Никаких прещений клира и молящихся в бытность старшей дочери младенцем мы не встречали. Вели мы себя тихо, игрушек не носили, а наклониться к ребенку, погладить – ну что здесь такого? И с младшей было то же самое.

Было воскресенье, мы продвигались в очереди к кресту. Дьякон Константин стоял в стороне, смотрел в нашу сторону и делал призывающие кого-то жесты. На свой счет жесты я отнесла далеко не сразу – прямых контактов с хором, лавкой и прочая нету, в воскресную школу мы не ходили, и звать ему меня вроде было не с чего. Но оказалось, что звал он меня.

Вид отец Константин всегда имел очень строгий, если не сказать грозный. Тощенькое красное личико нахмурено, седая профессорская бородка задрана куда-то вверх, дискант был жидковат, а довершала образ манера очень резко начинать общехрамовые молитвы. От его «Верую» я каждый раз приседала – как будто кто-то нашкодил, а он только заметил и взревел… И сейчас личико морщилось от негодования.

«Что ж там такое?» – думала я, пробираясь.

— Мне поручил с Вами поговорить отец настоятель. Вы играете с ребенком у алтарной преграды. Это потому, что у Вас нет страха Божия и недостаточная воцерковленность. Если вы позволяете себе играть с ребенком во время службы, то находиться вы должны вон там! — и грозный перст отца Константина указал на площадку перед выходом, где была самая толчея.

Ребенок внимательно так смотрел и слушал.

А я опешила. Попыталась что-то объяснить. Что ведь тихо. Да и не игра это вовсе. Что уже много лет, и давно, и никогда же ничего, и даже наоборот…

Через минуту поняла, что объяснять бесполезно. Стала слушать рассеянно. Интересно, кто и зачем настучал. Заняли чье-то место? Какую церковную матрону задели? И чем? Да, спасибо большое, да, мне все понятно. До свидания.

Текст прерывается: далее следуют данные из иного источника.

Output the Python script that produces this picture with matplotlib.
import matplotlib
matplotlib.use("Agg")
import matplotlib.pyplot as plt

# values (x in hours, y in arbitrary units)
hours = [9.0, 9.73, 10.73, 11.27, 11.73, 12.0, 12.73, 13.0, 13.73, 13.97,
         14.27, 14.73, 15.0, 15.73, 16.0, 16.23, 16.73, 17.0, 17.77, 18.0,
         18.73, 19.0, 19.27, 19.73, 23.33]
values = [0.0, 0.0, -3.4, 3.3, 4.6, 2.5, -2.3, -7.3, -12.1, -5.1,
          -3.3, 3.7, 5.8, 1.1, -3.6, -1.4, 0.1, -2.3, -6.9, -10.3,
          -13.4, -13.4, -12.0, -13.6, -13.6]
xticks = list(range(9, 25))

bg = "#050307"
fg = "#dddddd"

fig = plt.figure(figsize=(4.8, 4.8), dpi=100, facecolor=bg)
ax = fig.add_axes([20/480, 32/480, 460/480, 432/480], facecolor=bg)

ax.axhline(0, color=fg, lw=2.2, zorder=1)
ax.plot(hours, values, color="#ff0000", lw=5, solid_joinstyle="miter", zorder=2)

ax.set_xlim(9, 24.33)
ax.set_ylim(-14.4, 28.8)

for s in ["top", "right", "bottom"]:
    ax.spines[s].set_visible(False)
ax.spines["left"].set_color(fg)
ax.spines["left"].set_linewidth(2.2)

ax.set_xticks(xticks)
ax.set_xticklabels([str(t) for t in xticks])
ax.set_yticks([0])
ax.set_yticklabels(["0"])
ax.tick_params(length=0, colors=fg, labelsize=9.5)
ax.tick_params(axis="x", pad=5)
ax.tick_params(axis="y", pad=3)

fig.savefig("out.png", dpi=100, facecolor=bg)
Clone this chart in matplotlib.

Но ведь и времени оставалось совсем немного – красавице уже три с хвостиком, и у нее как-то быстрее проходит… Месяцем раньше, месяцем позже. Вот чепуха. В Церкви двадцать лет — вроде невозможно в душу плюнуть так, чтобы ушла из храма из-за такой ерунды.

Храм сменили. Менять надо было вообще-то раньше. У нас таких персонажей не видно. Уютные местечки для детей, в углу карандаши цветные и раскраски кладут, поят чаем и литургии детские проводят. Да и вообще — другой воздух. В Москве еще можно храм найти.

Пока меняли – и чудное время кончилось.

Но что-то остается потом. Проверено.